To determine the optimal fits for Fig. 4e, f we design a search space based on Eqs. (2) and (3). To do so we first found the mean photon number of the input pixel, which are later applied to constrain the search space. From here we allowed for the existence of up to three distinguishable modes which will be combined according to Eq. (3). Each of the modes contains an indistinguishable combination of up to one coherent and two thermal sources whose number distribution is given by Eq. (2). The total combination results in partially distinguishable combination and provides the theoretical model for our experiment. From here our search space is

$$\sqrt{\mathop{\sum}\limits_{n=0}{({p}_{\exp }(n)-{p}_{{{{\rm{th}}}}}(n| {\bar{n}}_{1,t},{\bar{n}}_{2,t},{\bar{n}}_{c}))}^{2}},$$
(4)

where $${\bar{n}}_{i,t}$$ and $${\bar{n}}_{c}$$ are the mean photon numbers of that each thermal or coherent source that contributes to each distinguishable mode respectively. The mean photon numbers of each source must add up to the experimental mean photon number, constraining the search. A linear search was then performed over the predicted mean photon numbers and the minimum was returned, providing the optimal fit. Finally, we note that the fitting procedure does not use more information than that provided through the classification. The fitting procedure solely uses the output from the classification algorithm.

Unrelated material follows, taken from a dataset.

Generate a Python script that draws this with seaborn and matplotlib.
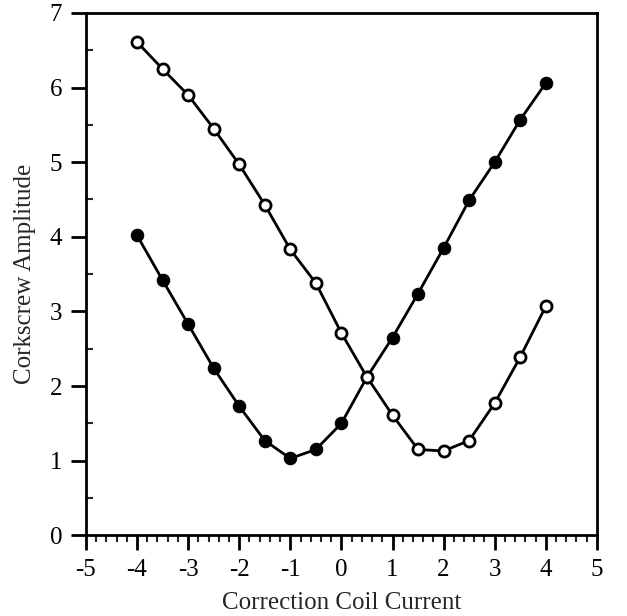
import numpy as np
import pandas as pd
import seaborn as sns
import matplotlib.pyplot as plt
from matplotlib.ticker import MultipleLocator

# Dados
corrente = [-4, -3.5, -3, -2.5, -2, -1.5, -1, -0.5, 0, 0.5, 1, 1.5, 2, 2.5, 3, 3.5, 4]
amp_cheio = [4.02, 3.42, 2.83, 2.24, 1.73, 1.27, 1.03, 1.15, 1.50, 2.12, 2.65, 3.24, 3.85, 4.49, 5.00, 5.57, 6.06]
amp_aberto = [6.61, 6.25, 5.90, 5.45, 4.97, 4.43, 3.83, 3.38, 2.71, 2.12, 1.61, 1.15, 1.13, 1.27, 1.77, 2.39, 3.07]

df = pd.DataFrame({"corrente": corrente, "cheio": amp_cheio, "aberto": amp_aberto})

sns.set_style("ticks")
plt.rcParams['font.family'] = ['Liberation Serif', 'DejaVu Serif']
plt.rcParams['axes.unicode_minus'] = False

fig = plt.figure(figsize=(6.27, 6.16), dpi=100)
ax = fig.add_axes([0.137, 0.131, 0.815, 0.848])

sns.lineplot(data=df, x="corrente", y="cheio", ax=ax, color="black", lw=2,
             marker="o", markersize=9, markerfacecolor="black", markeredgecolor="black")
sns.lineplot(data=df, x="corrente", y="aberto", ax=ax, color="black", lw=2,
             marker="o", markersize=8, markerfacecolor="white", markeredgecolor="black",
             markeredgewidth=2)

ax.set_xlim(-5, 5)
ax.set_ylim(0, 7)
ax.xaxis.set_major_locator(MultipleLocator(1))
ax.xaxis.set_minor_locator(MultipleLocator(0.2))
ax.yaxis.set_major_locator(MultipleLocator(1))
ax.yaxis.set_minor_locator(MultipleLocator(0.5))

for s in ax.spines.values():
    s.set_linewidth(2)
    s.set_color("black")
    s.set_visible(True)

ax.tick_params(axis="both", which="major", direction="out", length=11, width=2,
               labelsize=18, colors="black", pad=6)
ax.tick_params(axis="x", which="minor", direction="out", length=5, width=1.5)
ax.tick_params(axis="y", which="minor", direction="in", length=5, width=1.5)

ax.set_xlabel("Correction Coil Current", fontsize=18, labelpad=8)
ax.set_ylabel("Corkscrew Amplitude", fontsize=18, labelpad=10)

plt.savefig("out.png", dpi=100)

### Simulation of the experiment and separation estimation protocol

To demonstrate a consistent improvement over traditional methods, we also simulated the experiment using two beams, a thermal and a coherent, with Gaussian point spread functions over a 128 × 128 grid of pixels. At each pixel, the mean photon number for each source is provided by the Gaussian point spread function, which is then used to create the appropriate distinguishable probability distribution as given in Eq. (3), creating a 128 × 128 grid of photon number distributions. We use Gaussian fittings because this mathematical function describes the most fundamental spatial mode of an optical system. The associated class data for these distributions are then be fitted using a set of pre-labeled disks using a genetic algorithm. This recreates our method in the limits of perfect classification. Each of these distributions is then used to simulate photon-number resolving detection. This data is then used to create a normalized intensity for the classical fit. We fit the image to a combination of Gaussian PSFs. The separation s, is found by taking the centroid of each fit and calculating the distance between them. This value is then normalized by the beam radius ω0 for sake of clarity. This process is repeated ten times for each separation in order to average out fluctuations in the fitting. When combining the results of the intensity fits they are first divided into two sets. One set has the majority of fits return a single Gaussian, while the other returned two Gaussian the majority of the time. The set identified as only containing a single Gaussian is then set at the Abbe-Rayleigh diffraction limit, while the remaining data is used in a linear fit. This causes the sharp transition between the two sets of data.